SHORT TASK - Starting at the first line of the listing below, retype each line up to and including the one that contains "var seriesNames = ['Au". Leave pictures out.

[start]

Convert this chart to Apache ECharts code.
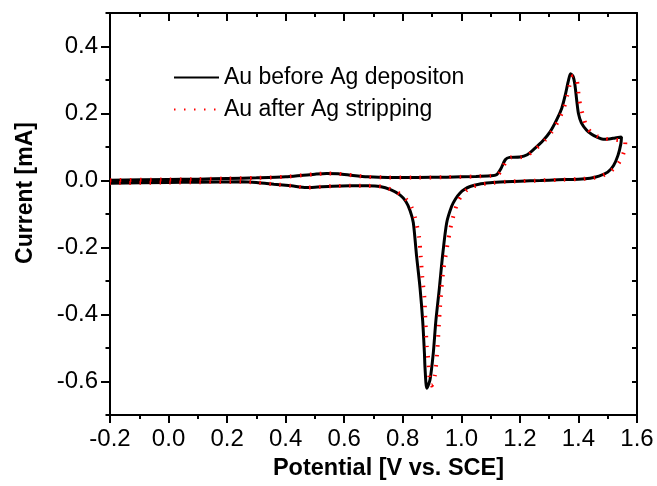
<!DOCTYPE html>
<html>
<head>
<meta charset="utf-8">
<script src="https://cdn.jsdelivr.net/npm/echarts@6/dist/echarts.min.js"></script>
<style>
html,body{margin:0;padding:0;background:#fff;}
#chart{width:657px;height:486px;}
</style>
</head>
<body>
<div id="chart"></div>
<script>
var seriesNames = ['Au before Ag depositon', 'Au after Ag stripping'];

// Au before Ag deposition: potential (V) and current (mA), in scan order
var beforeV = [-0.2, 0.0, 0.1, 0.2, 0.3, 0.4, 0.46, 0.5, 0.54, 0.58, 0.63, 0.68, 0.75, 0.85, 0.95, 1.05, 1.1, 1.12, 1.135, 1.15, 1.165, 1.2, 1.225, 1.25, 1.28, 1.303, 1.325, 1.343, 1.355, 1.365, 1.373, 1.382, 1.388, 1.394, 1.4, 1.41, 1.428, 1.445, 1.462, 1.484, 1.505, 1.525, 1.547,
  1.545, 1.535, 1.52, 1.5, 1.47, 1.44, 1.4, 1.33, 1.27, 1.2, 1.15, 1.098, 1.06, 1.03, 1.01, 0.995, 0.98, 0.967, 0.95, 0.936, 0.925, 0.913, 0.904, 0.893, 0.882, 0.876, 0.874, 0.868, 0.859, 0.847, 0.836, 0.825, 0.81, 0.79, 0.76, 0.722, 0.68, 0.62, 0.56, 0.5, 0.47, 0.42, 0.36, 0.3, 0.25, 0.1, 0.0, -0.2];
var beforeI = [0.001, 0.003, 0.004, 0.006, 0.008, 0.011, 0.016, 0.019, 0.021, 0.02, 0.015, 0.011, 0.009, 0.009, 0.01, 0.012, 0.014, 0.017, 0.035, 0.062, 0.069, 0.07, 0.077, 0.095, 0.12, 0.145, 0.18, 0.216, 0.255, 0.295, 0.319, 0.31, 0.285, 0.24, 0.2, 0.172, 0.15, 0.138, 0.13, 0.123, 0.124, 0.127, 0.13,
  0.11, 0.075, 0.045, 0.025, 0.013, 0.007, 0.004, 0.002, 0.0, -0.002, -0.004, -0.007, -0.011, -0.018, -0.027, -0.038, -0.055, -0.077, -0.126, -0.224, -0.321, -0.419, -0.517, -0.595, -0.62, -0.56, -0.517, -0.419, -0.321, -0.224, -0.126, -0.09, -0.062, -0.043, -0.028, -0.018, -0.016, -0.016, -0.017, -0.02, -0.021, -0.016, -0.011, -0.006, -0.004, -0.005, -0.006, -0.008];

// Au after Ag stripping
var afterV = [-0.2, 0.0, 0.1, 0.2, 0.3, 0.4, 0.46, 0.5, 0.54, 0.58, 0.63, 0.68, 0.75, 0.85, 0.95, 1.05, 1.1, 1.125, 1.14, 1.155, 1.17, 1.205, 1.23, 1.255, 1.285, 1.31, 1.332, 1.35, 1.362, 1.372, 1.382, 1.392, 1.397, 1.402, 1.408, 1.417, 1.428, 1.445, 1.465, 1.49, 1.515, 1.54, 1.56,
  1.559, 1.551, 1.536, 1.508, 1.48, 1.45, 1.4, 1.33, 1.27, 1.2, 1.15, 1.11, 1.07, 1.04, 1.02, 1.005, 0.99, 0.978, 0.966, 0.956, 0.938, 0.927, 0.918, 0.91, 0.899, 0.892, 0.89, 0.887, 0.882, 0.877, 0.874, 0.867, 0.861, 0.856, 0.842, 0.83, 0.815, 0.795, 0.765, 0.725, 0.68, 0.62, 0.56, 0.5, 0.47, 0.42, 0.36, 0.3, 0.25, 0.1, 0.0, -0.2];
var afterI = [0.001, 0.003, 0.004, 0.006, 0.008, 0.011, 0.016, 0.019, 0.021, 0.02, 0.015, 0.011, 0.009, 0.009, 0.01, 0.012, 0.014, 0.018, 0.035, 0.062, 0.069, 0.07, 0.078, 0.095, 0.12, 0.147, 0.18, 0.216, 0.255, 0.292, 0.312, 0.31, 0.285, 0.245, 0.218, 0.19, 0.16, 0.142, 0.132, 0.125, 0.122, 0.12, 0.115,
  0.1, 0.074, 0.05, 0.026, 0.014, 0.008, 0.004, 0.002, 0.0, -0.002, -0.004, -0.007, -0.011, -0.018, -0.027, -0.04, -0.06, -0.09, -0.13, -0.175, -0.273, -0.38, -0.507, -0.58, -0.612, -0.595, -0.576, -0.532, -0.497, -0.41, -0.351, -0.292, -0.224, -0.17, -0.111, -0.08, -0.06, -0.043, -0.028, -0.018, -0.016, -0.016, -0.017, -0.02, -0.021, -0.016, -0.011, -0.006, -0.004, -0.005, -0.006, -0.008];

var yLabelValues = [-0.6, -0.4, -0.2, 0.0, 0.2, 0.4];

function zip(a, b) { return a.map(function (v, i) { return [v, b[i]]; }); }

var FONT = "'Liberation Sans', Arial, sans-serif";
var chart = echarts.init(document.getElementById('chart'), null, { renderer: 'canvas' });
var axisLineStyle = { color: '#000', width: 2 };

chart.setOption({
  animation: false,
  backgroundColor: '#fff',
  grid: { left: 110, right: 20, top: 13, bottom: 64, containLabel: false },
  legend: {
    orient: 'vertical',
    left: 168,
    top: 61,
    itemWidth: 45,
    itemHeight: 20,
    itemGap: 9,
    data: seriesNames,
    itemStyle: { opacity: 0 },
    textStyle: { fontFamily: FONT, fontSize: 23, color: '#000', lineHeight: 20 }
  },
  xAxis: [
    {
      type: 'value', position: 'bottom', min: -0.2, max: 1.6, interval: 0.2,
      name: 'Potential [V vs. SCE]', nameLocation: 'middle', nameGap: 42,
      nameTextStyle: { fontFamily: FONT, fontSize: 23.5, fontWeight: 'bold', color: '#000', padding: [0, 0, 0, 30] },
      axisLine: { show: true, onZero: false, lineStyle: axisLineStyle },
      axisTick: { show: true, inside: false, length: 8, lineStyle: axisLineStyle },
      minorTick: { show: true, splitNumber: 2, length: 4, lineStyle: axisLineStyle },
      axisLabel: { fontFamily: FONT, fontSize: 24, color: '#000', margin: 12, formatter: function (v) { return v.toFixed(1); } },
      splitLine: { show: false }
    },
    {
      type: 'value', position: 'top', min: -0.2, max: 1.6, interval: 0.2,
      axisLine: { show: true, onZero: false, lineStyle: axisLineStyle },
      axisTick: { show: true, inside: true, length: 8, lineStyle: axisLineStyle },
      minorTick: { show: true, splitNumber: 2, length: 4, lineStyle: axisLineStyle },
      axisLabel: { show: false },
      splitLine: { show: false }
    }
  ],
  yAxis: [
    {
      type: 'value', position: 'left', min: -0.7, max: 0.5, interval: 0.1,
      name: 'Current [mA]', nameLocation: 'middle', nameGap: 73, nameRotate: 90,
      nameTextStyle: { fontFamily: FONT, fontSize: 23, fontWeight: 'bold', color: '#000', padding: [0, 0, 0, 42] },
      axisLine: { show: true, onZero: false, lineStyle: axisLineStyle },
      axisTick: { show: true, inside: false, length: 9, customValues: yLabelValues, lineStyle: axisLineStyle },
      axisLabel: { fontFamily: FONT, fontSize: 24, color: '#000', margin: 12, customValues: yLabelValues, formatter: function (v) { return v.toFixed(1); } },
      splitLine: { show: false }
    },
    {
      type: 'value', position: 'right', min: -0.7, max: 0.5, interval: 0.1,
      axisLine: { show: true, onZero: false, lineStyle: axisLineStyle },
      axisTick: { show: true, inside: true, length: 5, lineStyle: axisLineStyle },
      axisLabel: { show: false },
      splitLine: { show: false }
    },
    {
      type: 'value', position: 'left', min: -0.7, max: 0.5, interval: 0.1,
      axisLine: { show: false, onZero: false },
      axisTick: { show: true, inside: false, length: 4.5, lineStyle: axisLineStyle },
      axisLabel: { show: false },
      splitLine: { show: false }
    }
  ],
  series: [
    {
      name: seriesNames[0], type: 'line', xAxisIndex: 0, yAxisIndex: 0,
      data: zip(beforeV, beforeI), symbol: 'none', showSymbol: false, smooth: 0.25,
      lineStyle: { color: '#000', width: 3 }, itemStyle: { color: '#000' }, z: 2
    },
    {
      name: seriesNames[1], type: 'line', xAxisIndex: 0, yAxisIndex: 0,
      data: zip(afterV, afterI), symbol: 'none', showSymbol: false, smooth: 0.25,
      lineStyle: { color: '#ff0000', width: 4, type: [1.5, 8.5], cap: 'butt' }, itemStyle: { color: '#ff0000' }, z: 3
    }
  ]
});
</script>
</body>
</html>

[end]

CORRECT RESULT -
Convert this chart to Apache ECharts code.
<!DOCTYPE html>
<html>
<head>
<meta charset="utf-8">
<script src="https://cdn.jsdelivr.net/npm/echarts@6/dist/echarts.min.js"></script>
<style>
html,body{margin:0;padding:0;background:#fff;}
#chart{width:657px;height:486px;}
</style>
</head>
<body>
<div id="chart"></div>
<script>
var seriesNames = ['Au before Ag depositon', 'Au after Ag stripping'];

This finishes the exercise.